#### [Data lines]
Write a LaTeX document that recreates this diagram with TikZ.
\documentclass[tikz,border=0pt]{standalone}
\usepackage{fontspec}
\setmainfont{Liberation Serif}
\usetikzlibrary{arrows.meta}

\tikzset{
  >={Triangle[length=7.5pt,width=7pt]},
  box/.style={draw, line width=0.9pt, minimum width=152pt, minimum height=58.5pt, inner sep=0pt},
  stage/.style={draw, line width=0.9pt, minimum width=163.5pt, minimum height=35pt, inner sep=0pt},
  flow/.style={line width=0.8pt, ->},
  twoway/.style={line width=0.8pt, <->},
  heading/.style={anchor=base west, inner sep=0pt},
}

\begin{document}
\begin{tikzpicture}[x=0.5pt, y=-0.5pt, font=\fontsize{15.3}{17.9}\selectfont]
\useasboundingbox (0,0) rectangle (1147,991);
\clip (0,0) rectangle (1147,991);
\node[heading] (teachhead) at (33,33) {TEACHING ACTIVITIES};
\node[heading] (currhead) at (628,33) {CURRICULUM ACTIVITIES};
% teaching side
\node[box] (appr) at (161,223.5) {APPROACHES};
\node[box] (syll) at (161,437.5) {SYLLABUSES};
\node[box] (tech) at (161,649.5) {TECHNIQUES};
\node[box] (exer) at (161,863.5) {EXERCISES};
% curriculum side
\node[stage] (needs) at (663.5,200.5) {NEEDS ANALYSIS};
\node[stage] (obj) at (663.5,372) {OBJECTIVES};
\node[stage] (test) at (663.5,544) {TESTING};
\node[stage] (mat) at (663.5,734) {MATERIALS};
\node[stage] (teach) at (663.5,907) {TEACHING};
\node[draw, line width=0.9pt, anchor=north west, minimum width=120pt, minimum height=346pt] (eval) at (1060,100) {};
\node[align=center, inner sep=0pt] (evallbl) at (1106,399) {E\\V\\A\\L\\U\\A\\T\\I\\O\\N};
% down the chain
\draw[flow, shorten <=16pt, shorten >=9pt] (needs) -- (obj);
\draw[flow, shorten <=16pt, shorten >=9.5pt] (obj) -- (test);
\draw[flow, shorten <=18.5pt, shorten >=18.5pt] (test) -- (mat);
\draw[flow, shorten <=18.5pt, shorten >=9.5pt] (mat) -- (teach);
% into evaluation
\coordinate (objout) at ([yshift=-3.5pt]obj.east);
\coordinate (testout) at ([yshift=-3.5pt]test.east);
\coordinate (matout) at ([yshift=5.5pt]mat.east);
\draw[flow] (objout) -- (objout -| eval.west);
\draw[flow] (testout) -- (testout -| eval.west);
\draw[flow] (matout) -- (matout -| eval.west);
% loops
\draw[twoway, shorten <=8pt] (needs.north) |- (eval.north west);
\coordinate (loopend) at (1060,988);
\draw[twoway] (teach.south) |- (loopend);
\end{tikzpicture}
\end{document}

#### [Directive]
Reproduce the whole listing word for word.

#### [Reply]
Write a LaTeX document that recreates this diagram with TikZ.
\documentclass[tikz,border=0pt]{standalone}
\usepackage{fontspec}
\setmainfont{Liberation Serif}
\usetikzlibrary{arrows.meta}

\tikzset{
  >={Triangle[length=7.5pt,width=7pt]},
  box/.style={draw, line width=0.9pt, minimum width=152pt, minimum height=58.5pt, inner sep=0pt},
  stage/.style={draw, line width=0.9pt, minimum width=163.5pt, minimum height=35pt, inner sep=0pt},
  flow/.style={line width=0.8pt, ->},
  twoway/.style={line width=0.8pt, <->},
  heading/.style={anchor=base west, inner sep=0pt},
}

\begin{document}
\begin{tikzpicture}[x=0.5pt, y=-0.5pt, font=\fontsize{15.3}{17.9}\selectfont]
\useasboundingbox (0,0) rectangle (1147,991);
\clip (0,0) rectangle (1147,991);
\node[heading] (teachhead) at (33,33) {TEACHING ACTIVITIES};
\node[heading] (currhead) at (628,33) {CURRICULUM ACTIVITIES};
% teaching side
\node[box] (appr) at (161,223.5) {APPROACHES};
\node[box] (syll) at (161,437.5) {SYLLABUSES};
\node[box] (tech) at (161,649.5) {TECHNIQUES};
\node[box] (exer) at (161,863.5) {EXERCISES};
% curriculum side
\node[stage] (needs) at (663.5,200.5) {NEEDS ANALYSIS};
\node[stage] (obj) at (663.5,372) {OBJECTIVES};
\node[stage] (test) at (663.5,544) {TESTING};
\node[stage] (mat) at (663.5,734) {MATERIALS};
\node[stage] (teach) at (663.5,907) {TEACHING};
\node[draw, line width=0.9pt, anchor=north west, minimum width=120pt, minimum height=346pt] (eval) at (1060,100) {};
\node[align=center, inner sep=0pt] (evallbl) at (1106,399) {E\\V\\A\\L\\U\\A\\T\\I\\O\\N};
% down the chain
\draw[flow, shorten <=16pt, shorten >=9pt] (needs) -- (obj);
\draw[flow, shorten <=16pt, shorten >=9.5pt] (obj) -- (test);
\draw[flow, shorten <=18.5pt, shorten >=18.5pt] (test) -- (mat);
\draw[flow, shorten <=18.5pt, shorten >=9.5pt] (mat) -- (teach);
% into evaluation
\coordinate (objout) at ([yshift=-3.5pt]obj.east);
\coordinate (testout) at ([yshift=-3.5pt]test.east);
\coordinate (matout) at ([yshift=5.5pt]mat.east);
\draw[flow] (objout) -- (objout -| eval.west);
\draw[flow] (testout) -- (testout -| eval.west);
\draw[flow] (matout) -- (matout -| eval.west);
% loops
\draw[twoway, shorten <=8pt] (needs.north) |- (eval.north west);
\coordinate (loopend) at (1060,988);
\draw[twoway] (teach.south) |- (loopend);
\end{tikzpicture}
\end{document}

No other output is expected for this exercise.